The Tuscarora Overlook Trail begins with a gradual to moderate descent. Your current trail is narrower than the main trail you traversed earlier, but it is still well-maintained and easy to follow. 3.5 miles into the hike, you reach the signed spur trail to Tuscarora Overlook, which is reached in 300 feet. Now this is a world-class view! Douthat Lake and Beards Mountain lie below you in the foreground with Rough Mountain and Mill Mountain behind them. Bearwallow Mountain can be seen in the distance to the south. Some interpretive signs describe the area as the pioneers would have seen it. A rustic cabin provides shelter, and its front porch provides a nice place to sit and have a snack while taking in the view.
|View from Tuscarora Overlook|
Back on the Tuscarora Overlook Trail, the trail undulates gradually as it negotiates a couple of windfalls while heading southwest around a hollow in Middle Mountain’s east slope. At 4 miles, the Tuscarora Overlook Trail ends at its junction with the Stony Run Trail. A soft left turn will get you heading downhill on the Stony Run Trail and back toward the trailhead.
As its name suggests, the orange-blazed Stony Run Trail has more rocks underfoot than the Blue Suck Falls Trail on which you climbed. Also, while the Blue Suck Falls Trail went through the center of the trail system, the Stony Run Trail lies on the southern flank, so you will not encounter any exiting or entering trails for awhile.
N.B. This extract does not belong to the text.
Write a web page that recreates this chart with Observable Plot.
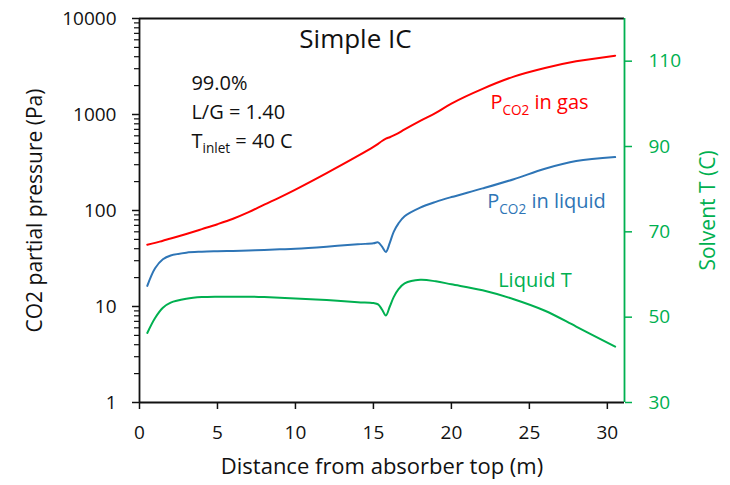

|Descending switchbacks on Stony Run Trail|
6 miles into the hike, the Stony Run Trail crosses the small creek on stepping stones. The official park map indicates a waterfall. To see it, immediately after crossing the creek you will have to leave the official trail and make your way upstream about 150 feet on rough trail. This waterfall is a smaller version of Blue Suck Falls, as the small stream drops over several ledges, many of which are covered with green algae. We can thank the park officials for including this waterfall on the trail map, for otherwise most people would never find it.
|Small waterfall on Stony Run|
Back on the Stony Run Trail, the trail undulates gently as it heads down a wide hollow. Continue straight where a horse trail exits right to head out of the park. Soon the trail again crosses Stony Run with the aid of stepping stones. At 6.7 miles, you reach a trail intersection where the Locust Gap Trail exits left. To continue this loop, turn left to begin the Locust Gap Trail. Note that continuing straight on the Stony Run Trail will lead to a small parking area on CR 629 in another 1 mile. Unfortunately, this parking area is more than 1 mile south of where your car is parked.
|Intersection with Locust Gap Trail|
After a little more gradual climbing, you reach the height of land and begin a gradual descent into Blue Suck Falls Hollow. At 8.3 miles, you close the loop portion of this hike when you intersect the Blue Suck Falls Trail. A right turn and 0.8 miles of downhill walking on a moderate grade will return you to Camp Carson Picnic Area to complete the hike.